Wow, these last couple of days have just been a complete blur. It kind of feels like a dream. I keep imagining that someone is going to tell me, hey Elder Stout, you actually still have a year left. I can´t believe it. I honestly can´t. I am so excited yet so sad at the same time. Leaving behind the wonderful Mexican people and the friendships that I have made here is going to be one of the absolute hardest experiences of my entire life. I have honestly been more sad and anxious in these last couple days then I have in my whole life. I have been a nervous wreck, that is until my super spiritual final interview with President Mecham which I will talk about later on.
This week was one of the most intense and spiritual of my mission and my life. On wednesday we gave our final zone conference. I leearned so much from the missionaries that were there and from our beloved President and his wife. It was such a great way to end. We also had fun getting completely soaked (see the video on Sister Mecham´s facebook).

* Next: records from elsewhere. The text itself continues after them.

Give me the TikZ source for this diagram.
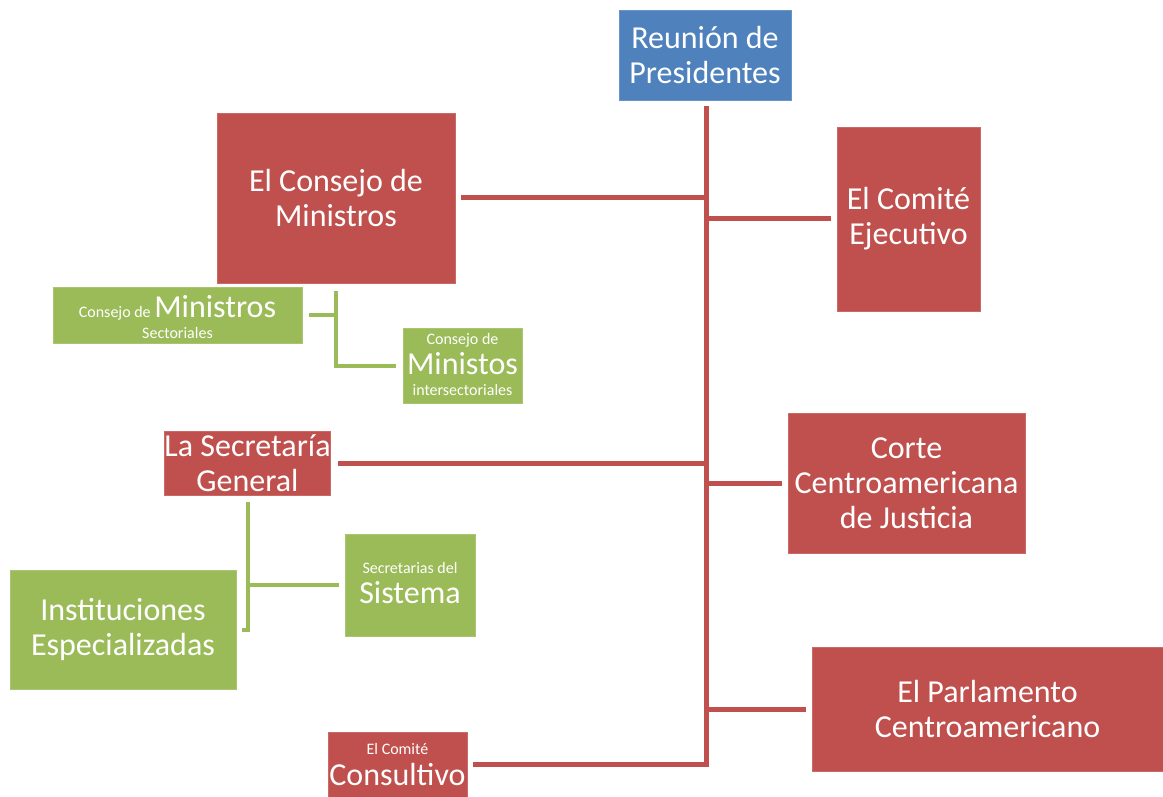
\documentclass[tikz,border=0pt]{standalone}
\usepackage{fontspec}
\setmainfont{Carlito}
\usetikzlibrary{calc}
\definecolor{cred}{HTML}{C0504D}
\definecolor{cblue}{HTML}{4F81BD}
\definecolor{cgreen}{HTML}{9BBB59}
\newcommand{\mybigt}{\fontsize{32}{35}\selectfont}
\newcommand{\myhuget}{\fontsize{32}{35}\selectfont}
\newcommand{\mysmallt}{\fontsize{16}{20}\selectfont}
\begin{document}
\begin{tikzpicture}[x=1pt,y=-1pt,
  box/.style={rectangle, inner sep=0pt, text=white, align=center, font=\mybigt},
  redbox/.style={box, fill=cred, draw=cred!85!white, line width=0.8pt},
  bluebox/.style={box, fill=cblue, draw=cblue!85!white, line width=0.8pt},
  greenbox/.style={box, fill=cgreen, draw=cgreen!85!white, line width=0.8pt},
  lbl/.style={inner sep=0pt, text=white, anchor=base},
  small/.style={lbl, font=\mysmallt},
  large/.style={lbl, font=\myhuget},
  redline/.style={draw=cred, line width=5pt, line join=miter},
  greenline/.style={draw=cgreen, line width=4pt, line join=miter}]
\useasboundingbox (0,0) rectangle (1163,797);

\node[bluebox, minimum width=172, minimum height=90] (rp) at (705,55) {Reunión de\\Presidentes};
\node[redbox, minimum width=238, minimum height=170] (cm) at (336,198) {El Consejo de\\Ministros};
\node[redbox, minimum width=143, minimum height=184] (ce) at (908.5,219) {El Comité\\Ejecutivo};
\node[redbox, minimum width=237, minimum height=140] (co) at (906.5,483) {Corte\\Centroamericana\\de Justicia};
\node[redbox, minimum width=351, minimum height=124] (pa) at (987.5,709) {El Parlamento\\Centroamericano};
\node[redbox, minimum width=165, minimum height=64] (sg) at (247.5,463) {La Secretaría\\General};
\node[greenbox, minimum width=226, minimum height=119] (ie) at (123,629.5) {Instituciones\\Especializadas};

% boxes with mixed text sizes
\node[redbox, minimum width=139, minimum height=65] (cc) at (397.5,764.5) {};
\node[small] (cc1) at ($(cc.center)+(0,-10.5)$) {El Comité};
\node[large] (cc2) at ($(cc.center)+(0,20.5)$) {Consultivo};

\node[greenbox, minimum width=249, minimum height=56] (ms) at (177.5,315) {};
\node[small] (ms1) at ($(ms.center)+(0,2)$) {Consejo de {\myhuget Ministros}};
\node[small] (ms2) at ($(ms.center)+(0,23)$) {Sectoriales};

\node[greenbox, minimum width=119, minimum height=75] (mi) at (462.5,365.5) {};
\node[small] (mi1) at ($(mi.center)+(0,-21.5)$) {Consejo de};
\node[large] (mi2) at ($(mi.center)+(0,8.5)$) {Ministos};
\node[small] (mi3) at ($(mi.center)+(0,29.5)$) {intersectoriales};

\node[greenbox, minimum width=130, minimum height=102] (ss) at (410,585) {};
\node[small] (ss1) at ($(ss.center)+(0,-12)$) {Secretarias del};
\node[large] (ss2) at ($(ss.center)+(0,18)$) {Sistema};

\coordinate (trunk) at (706,106);

% red trunk and branches
\path[redline] (trunk) -- (trunk |- cc.east) -- ([xshift=6pt]cc.east);
\path[redline] ([xshift=6pt]cm.east) -- (cm.east -| trunk);
\path[redline] (trunk |- ce.west) -- ([xshift=-6pt]ce.west);
\path[redline] ([xshift=7pt]sg.east) -- (sg.east -| trunk);
\path[redline] (trunk |- co.west) -- ([xshift=-6pt]co.west);
\path[redline] (trunk |- pa.west) -- ([xshift=-6pt]pa.west);

% green connectors
\path[greenline] ([yshift=-8pt]cm.south) -- (cm.south |- mi.west) -- ([xshift=-7pt]mi.west);
\path[greenline] ([xshift=7pt]ms.east) -- (ms.east -| cm.south);
\path[greenline] ([yshift=-7pt]sg.south) -- (sg.south |- ie.east) -- ([xshift=6pt]ie.east);
\path[greenline] (sg.south |- ss.west) -- ([xshift=-6pt]ss.west);
\end{tikzpicture}
\end{document}
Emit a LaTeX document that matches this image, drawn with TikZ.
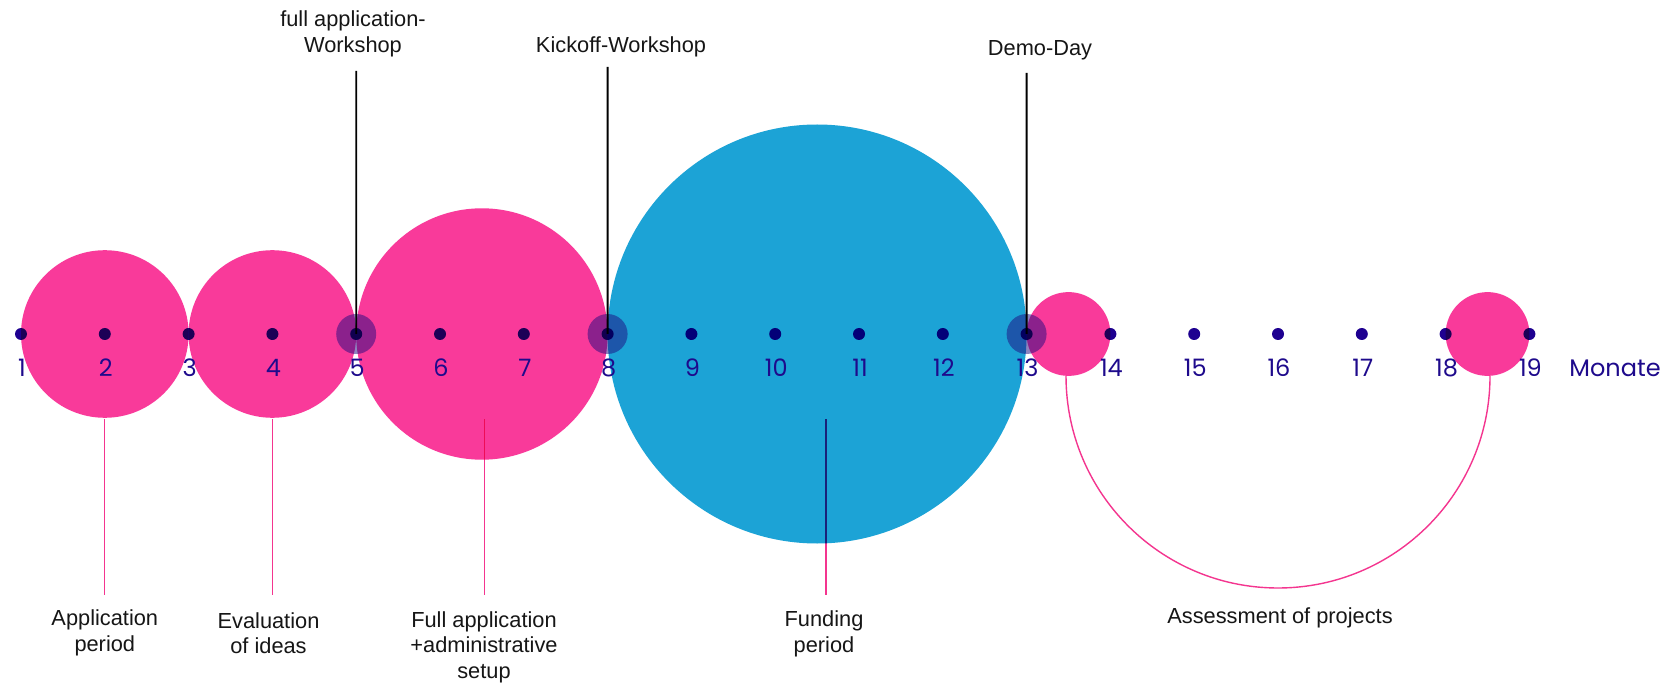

Friday, I had my chance to go to the temple before going home. I have never had the experience that I had this friday. I went pretty sick and I was worried that I would be numb to the impressions that would come to me and such things, but I had one of the most illuminating experiences of my life. I just felt so strongly that the Lord is happy with what I did. I know that I wasn´t perfect, but I just felt as if he accepted my offering, and that was such a strong spiritual confirmation.
On Saturday, after months of prayer and fasting, the Lord opened the windows of heaven and allowed Alexa and Zoe to be baptized. This has so much to do with an email that I sent about the 22nd of March. Words cannot describe the Spirit that was present in the room. It was the pinnacle of my entire mission, it was such a great way to end. I cant wait to talk about it in person, because an email does not do it justice, but it was incredible. I cried. President and Sister Mecham both had tears, and it was just so spiritual.
Which brings me to my final interview today. (obviously there were some other things, a cool farewell in church, a going away party, sick elders that had to be visited even though it took 5 hours), but nothing tops my interview. There are many sacred words that were shared there. But, there were a couple things he said looking back on my mission that really touched me and helped me understand how the Lord blessed me as I changed to His will. The part that struck me was he talked about how at times I had been looked at as an option to be his AP and he wondered why the Lord hadnt chosen me, he told me that as he sat in my baptismal service and saw me with the Lopez Morales and Olivares Puebla families, he knew exactly why I was needed to stay. He told me, Elder Stout, your mission was completely worth it.
I am so thankful fo rthe calling I recieved to serve among the people of Mexico City. I am thankful for the prayers and support of family and friends at home. I am thankful fo rthe gospel of Jesus Christ. I am thankful that He allowed me to be His representative and for all the blessings He gave me to be able to bring to pass His work. I know that this church is His. I know that this gospel is the single most important thing in our lives. God lives and answers our prayers. He answered the prayer fo a 14 year old boy about 2 centuries ago, and that has changed the face of history. I know that Joseph Smith restored the church,a nd that he was called of God. I know that the Book of Mormon is 100% the word of God. I know that it testifies of Jesus Christ. I know that Jesus is the Christ, the living Son of God and that he gives us the chance to always get better and improve. These things I know and testify as a representative and missionary of the Lord, Jesus Christ, and I do so in His name. Amen.